Hard Numbers

Hard Numbers: ICE to reduce Minneapolis deployment, Another deadly attack in Nigeria, US-Iran confrontation at sea, German airliner acknowledges Nazi past

​Los Angeles Police Department (LAPD) stands in formation in a show of force and response after ICE agents tear gassed, shot less lethal weapons and chased a mostly peaceful group of about 150 protestors who were upset with the recent killings of protestors in Minneapolis and the increased activity in their LA neighborhoods.
Los Angeles Police Department (LAPD) stands in formation in a show of force and response after ICE agents tear gassed, shot less lethal weapons and chased a mostly peaceful group of about 150 protestors who were upset with the recent killings of protestors in Minneapolis and the increased activity in their LA neighborhoods.
Credit Image: © Amy Katz/ZUMA Press Wire

700: The number of ICE and border agents that will leave the Minneapolis area, White House border czar Tom Homan announced Wednesday morning. The order is effective immediately. Even with the withdrawal, 2,300 agents will remain in the city’s vicinity, far more than the 80 that were there before Operation Metro Surge began Dec. 1.

162: The number of people killed in western Nigeria on Tuesday, in the deadliest massacre so far this year. A string of attacks has plagued Africa’s most populous country in recent weeks, and Tuesday’s comes despite peace agreements between armed bandits and several local governments most impacted by the security crisis.

3: The number of times that a pair of Iranian gunboats zipped past a US-flagged chemical tanker in the Strait of Hormuz on Tuesday. During one of the passes, the Iranians threatened via radio call to board and seize the tanker. The move came after a US aircraft carrier in the Arabian Sea shot down an Iranian drone that had approached it earlier in the day.
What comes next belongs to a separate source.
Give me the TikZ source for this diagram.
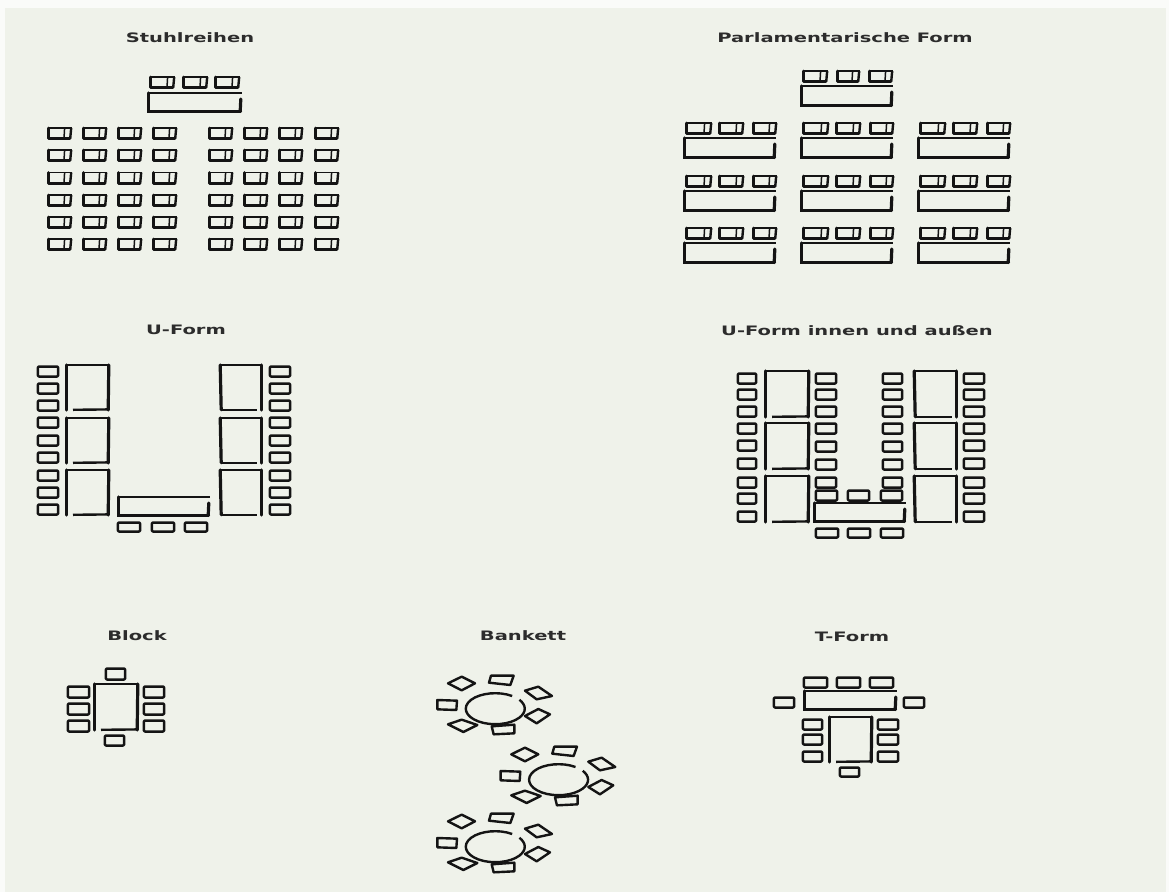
\documentclass[tikz,border=0pt]{standalone}
\usepackage{fontspec}
\setmainfont{DejaVu Sans}
\definecolor{paper}{HTML}{EFF2EA}
\definecolor{ink}{HTML}{141414}
\tikzset{
  lbl/.style={font=\bfseries\fontsize{13pt}{15pt}\selectfont,text=ink!90!white,inner sep=0pt,anchor=center,xscale=1.5},
  thinl/.style={draw=ink,line width=1.6pt},
  medl/.style={draw=ink,line width=2.4pt},
  thickl/.style={draw=ink,line width=3.2pt,line cap=round},
  seat/.style={draw=ink,line width=2.5pt,rounded corners=1pt,line join=round},
  banq/.style={draw=ink,line width=2.4pt,line join=round},
}
% seat in a row (opening slanted side at the right)
\newcommand{\rowseat}[4]{%
  \draw[thinl] (#1+1,#2) -- (#3,#2);
  \draw[draw=ink,line width=2.9pt,line cap=round,line join=round] (#1+1.2,#2) -- (#1+1.2,#4-0.4) -- (#3-2,#4-0.4);
  \draw[medl] (#3-0.8,#2) -- (#3-1.8,#4-0.4);
  \draw[draw=ink,line width=1.5pt] (#3-7.4,#2) -- (#3-8,#4-0.4);
}
% seat beside a table
\newcommand{\sideseat}[4]{\draw[seat] (#1+0.9,#2+0.5) rectangle (#3-0.9,#4-0.5);}
% table, wide
\newcommand{\tabh}[4]{%
  \draw[thinl] (#1+1,#2+1) -- (#3,#2+1);
  \draw[thickl] (#1+1.5,#2+1) -- (#1+1.5,#4-1.5) -- (#3-1.5,#4-1.5);
  \draw[thickl] (#3-1.2,#2+7) -- (#3-1.8,#4-1.5);
}
% table, tall, left hand side of a pair
\newcommand{\tabl}[4]{%
  \draw[thickl] (#1+1.5,#2+1) -- (#1+1.5,#4-1);
  \draw[medl] (#1+1,#2+1) -- (#3-1,#2+1);
  \draw[thickl] (#3-1.2,#2+1) -- (#3-1.8,#4-1);
  \draw[medl] (#1+8,#4-1.2) -- (#3-1,#4-1.6);
}
% table, tall, right hand side of a pair
\newcommand{\tabr}[4]{%
  \draw[thickl] (#3-1.5,#2+1) -- (#3-1.5,#4-1);
  \draw[medl] (#1+1,#2+1) -- (#3-1,#2+1);
  \draw[thickl] (#1+1.2,#2+1) -- (#1+2.2,#4-1.2);
  \draw[medl] (#1+2,#4-1.2) -- (#3-6,#4-1.2);
}
\newcommand{\roundtable}[2]{%
  \begin{scope}[shift={(#1,#2)},x=0.3333pt,y=-0.3333pt]
    \draw[banq] (225+51.6,255-27) arc[start angle=55,end angle=395,x radius=29.5pt,y radius=15.5pt];
    \draw[banq] (52,240) -- (111,242) -- (109,270) -- (52,268) -- cycle;
    \draw[banq] (213,167) -- (281,167) -- (271,195) -- (207,188) -- cycle;
    \draw[banq] (315,212) -- (355,200) -- (396,228) -- (350,238) -- cycle;
    \draw[banq] (315,288) -- (355,267) -- (390,283) -- (350,310) -- cycle;
    \draw[banq] (84,313) -- (125,299) -- (172,315) -- (130,336) -- cycle;
    \draw[banq] (84,190) -- (125,170) -- (165,190) -- (125,211) -- cycle;
    \draw[banq] (215,319) -- (283,314) -- (283,340) -- (221,343) -- cycle;
  \end{scope}}
\begin{document}
\begin{tikzpicture}[x=1pt,y=-1pt]
\useasboundingbox (0,0) rectangle (1169,892);
\fill[white!70!paper] (0,0) rectangle (1169,892);
\fill[paper] (5,8) rectangle (1166,892);

\node[lbl] (t1) at (190,38) {Stuhlreihen};
\node[lbl] (t2) at (845,38) {Parlamentarische Form};
\node[lbl] (t3) at (186,330) {U-Form};
\node[lbl] (t4) at (857,331) {U-Form innen und außen};
\node[lbl] (t5) at (137,636) {Block};
\node[lbl] (t6) at (523,636) {Bankett};
\node[lbl] (t7) at (852,637) {T-Form};

% Stuhlreihen
\tabh{147}{92}{242}{113}
\foreach \x in {149,182,214} \rowseat{\x}{77}{\x+26}{88};
\foreach \y in {128,150,172.5,195,217,239}
  \foreach \x in {47,82,117,152,208,243,278,314} \rowseat{\x}{\y}{\x+25}{\y+11};

% Parlamentarische Form
\tabh{800}{85}{893}{107}
\foreach \x/\w in {802/26,836/24,868/25} \rowseat{\x}{71}{\x+\w}{82};
\foreach \c in {683,800,917}
  \foreach \y in {137,190,242} {
    \tabh{\c}{\y}{\c+93}{\y+22}
    \foreach \d/\w in {2/27,35/26,69/25} \rowseat{\c+\d}{\y-14}{\c+\d+\w}{\y-3};
  }

% U-Form
\foreach \y in {364,417,469} { \tabl{65}{\y}{110}{\y+47} \tabr{219}{\y}{263}{\y+47} }
\foreach \y in {366,383,400,417,435,452,470,487,504} {
  \sideseat{37}{\y}{59}{\y+11} \sideseat{269}{\y}{291}{\y+11} }
\tabh{117}{496}{210}{517}
\foreach \x in {117,151,184} \sideseat{\x}{522}{\x+24}{532};

% U-Form innen und aussen
\foreach \y in {370,422,475} { \tabl{764}{\y}{810}{\y+48} \tabr{913}{\y}{958}{\y+48} }
\foreach \y in {373,389,406,423,440,458,477,493,511} {
  \sideseat{737}{\y}{757}{\y+11} \sideseat{963}{\y}{985}{\y+11} }
\foreach \y in {373,389,406,423,441,459,477} {
  \sideseat{815}{\y}{837}{\y+11} \sideseat{882}{\y}{903}{\y+11} }
\foreach \x in {815,847,880} \sideseat{\x}{490}{\x+23}{501};
\fill[paper] (814,502) rectangle (906,523);
\tabh{813}{502}{906}{523}
\foreach \x in {815,847,880} \sideseat{\x}{528}{\x+24}{538};

% Block
\tabl{93}{683}{139}{731}
\sideseat{105}{668}{126}{680}
\sideseat{104}{735}{125}{746}
\foreach \y in {686,703,720} { \sideseat{67}{\y}{90}{\y+12} \sideseat{143}{\y}{165}{\y+12} }

% Bankett
\roundtable{420}{620}
\roundtable{483.3}{691}
\roundtable{420}{758}

% T-Form
\tabh{803}{690}{897}{711}
\foreach \x in {803,836,869} \sideseat{\x}{677}{\x+25}{688};
\sideseat{773}{697}{795}{708}
\sideseat{903}{697}{925}{708}
\tabl{828}{716}{873}{763}
\foreach \y in {719,734,751} { \sideseat{802}{\y}{823}{\y+11} \sideseat{877}{\y}{899}{\y+11} }
\sideseat{839}{767}{860}{777}
\end{tikzpicture}
\end{document}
100: That’s the age that the German airliner Lufthansa turns this year. To mark the occasion, the company is reappraising its own role in helping the Nazi party during World War II. The company had disbanded in 1946, but re-opened seven years later under the same name, claiming it was separate from its Nazi-abetting version. The company’s CEO now accepts responsibility for the company’s actions during the war.